If mindfulness is focusing one’s awareness on the present moment, while calmly acknowledging and accepting one’s feelings, thoughts, and bodily sensations, I realized I must have the time and space to experience that. Once I do then in that experience I can call for the grace to react or respond appropriately.
It dawned on me that I would never be able to become mindful if I did not change the thinking, attitude, and behaviors which lead me to be unconscious in the first place. I prided myself on being able to multitask. I measured my worth and whether a day was good or bad by how much I accomplished. Our society unfortunately stresses productivity at all costs and I found myself constantly battling time. I was always losing. I did not acknowledge my limitations. Being over booked and overscheduled lead to constant anxiety and I would overreact if things did not go as planned. God help the person driving in front of me doing the speed limit when I had to get to an appointment or meeting.

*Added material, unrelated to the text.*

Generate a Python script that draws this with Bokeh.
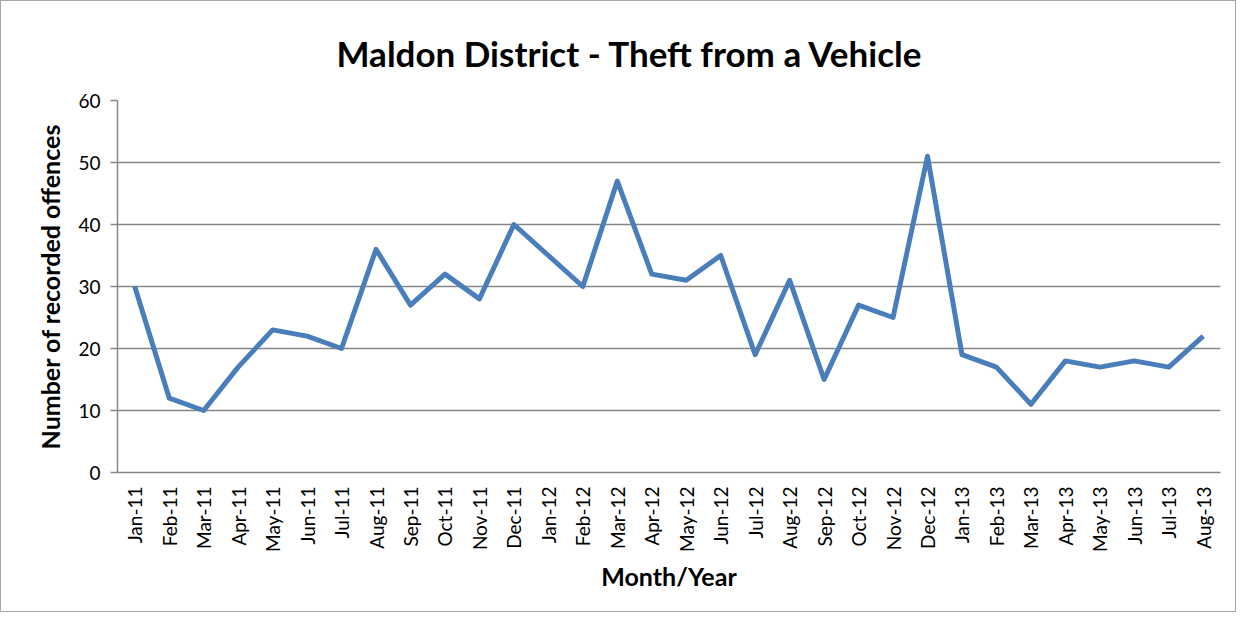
from bokeh.plotting import figure
from bokeh.models import FactorRange, Range1d, FixedTicker
from bokeh.embed import file_html
from bokeh.resources import INLINE

months = ["Jan-11", "Feb-11", "Mar-11", "Apr-11", "May-11", "Jun-11", "Jul-11", "Aug-11",
          "Sep-11", "Oct-11", "Nov-11", "Dec-11", "Jan-12", "Feb-12", "Mar-12", "Apr-12",
          "May-12", "Jun-12", "Jul-12", "Aug-12", "Sep-12", "Oct-12", "Nov-12", "Dec-12",
          "Jan-13", "Feb-13", "Mar-13", "Apr-13", "May-13", "Jun-13", "Jul-13", "Aug-13"]
offences = [30, 12, 10, 17, 23, 22, 20, 36, 27, 32, 28, 40, 35, 30, 47, 32,
            31, 35, 19, 31, 15, 27, 25, 51, 19, 17, 11, 18, 17, 18, 17, 22]
y_ticks = [0, 10, 20, 30, 40, 50, 60]

FONT = "Lato"
GRID = "#868686"

p = figure(width=1236, height=612, x_range=FactorRange(*months), y_range=Range1d(0, 60),
           output_backend="svg", toolbar_location=None,
           min_border_left=116, min_border_right=17, min_border_top=99, min_border_bottom=141)
p.styles = {"border": "1px solid #a6a6a6"}
p.outline_line_color = None
p.background_fill_color = "white"
p.border_fill_color = "white"

p.title.text = "Maldon District - Theft from a Vehicle"
p.title.text_font = FONT
p.title.text_font_size = "35px"
p.title.text_font_style = "bold"
p.title.text_color = "black"
p.title.align = "left"
p.title.offset = 219
p.title.standoff = 54

p.line(x=months, y=offences, line_color="#4A7EBB", line_width=5, line_join="round")

p.xgrid.grid_line_color = None
p.ygrid.grid_line_color = GRID
p.ygrid.grid_line_width = 1.5

p.yaxis.ticker = FixedTicker(ticks=y_ticks)
p.yaxis.minor_tick_line_color = None
p.yaxis.major_tick_in = 0
p.yaxis.major_tick_out = 7
p.yaxis.major_tick_line_color = GRID
p.yaxis.major_tick_line_width = 1.5
p.yaxis.axis_line_color = GRID
p.yaxis.axis_line_width = 1.5
p.yaxis.major_label_text_font = FONT
p.yaxis.major_label_text_font_size = "19px"
p.yaxis.major_label_text_color = "black"
p.yaxis.major_label_standoff = 10
p.yaxis.axis_label = "Number of recorded offences"
p.yaxis.axis_label_text_font = FONT
p.yaxis.axis_label_text_font_size = "25px"
p.yaxis.axis_label_text_font_style = "bold"
p.yaxis.axis_label_text_color = "black"
p.yaxis.axis_label_standoff = 10

p.xaxis.major_label_orientation = 1.5708
p.xaxis.major_tick_in = 0
p.xaxis.major_tick_out = 0
p.xaxis.axis_line_color = GRID
p.xaxis.axis_line_width = 1.5
p.xaxis.major_label_text_font = FONT
p.xaxis.major_label_text_font_size = "19px"
p.xaxis.major_label_text_color = "black"
p.xaxis.major_label_standoff = 14
p.xaxis.axis_label = "Month/Year"
p.xaxis.axis_label_text_font = FONT
p.xaxis.axis_label_text_font_size = "25px"
p.xaxis.axis_label_text_font_style = "bold"
p.xaxis.axis_label_text_color = "black"
p.xaxis.axis_label_standoff = 6

open("out.html", "w").write(file_html(p, INLINE))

My prayer time in the morning, saying the rosary, spiritual reading, and even daily mass alone was not going to transform me if I did not change how I lived. Why was being crazy busy such a badge of honor? And how was I going to live without every minute being accounted for?
One of the greatest spiritual writers in the 20th century Henri Nouwen put it best, “As long as you run from where you are and distract yourself you cannot be fully healed. A seed only flourishes by staying on the ground in which it is sown.”
The idea of being a seed that needs to grow struck a chord with me. To be still and let God work in and through me can only be accomplished if I cooperate with Him. I need to make the space for Him.
One of the best places to start was with eating. I had gotten so used to eating while on the phone, sending emails, or shoveling food into my mouth so I could move on to the next item on my agenda. At times I even skipped meals because lack of time which made me less focused and irritable. Food is such a central part of our existence and it is a gift given to us by God. We are body as well as spirit.
Now I make an effort to make time to eat my meals. Every meal starts with a prayer no matter whom I am with or where I am. This sets the tone and helps me relax. I chew thoroughly, experience the texture of the food, and savor every bite. Gratitude overwhelms me. I am thankful for the food as well as for those who prepared it. My husband Mark is the chef of the family and my mindful eating has made me appreciate him even more. It is amazing what you realize when you pay attention.
Meals are served without the television in the background, cell phones are turned off and there is no checking emails or Facebook. It is a time for sharing. Meal time is a time to talk about one’s day or to share a problem or concern. This all leads to greater intimacy and compassion. Instead of making love to a gallon of ice cream unconsciously while watching television have it for dessert at the table and share it in love and delight with your family.
Perhaps Padre Pio had the best advice when he said to say a small blessing after a meal. He said it would put an end to gluttony. I think it may also prevent indigestion. My next intention is to pray after a meal. Now the impulse is to get up and clean right away, and Mark is famous for clearing dishes as soon as they are empty. A prayer may just stop him in his tracks and allow the seed to stay at the table a little longer.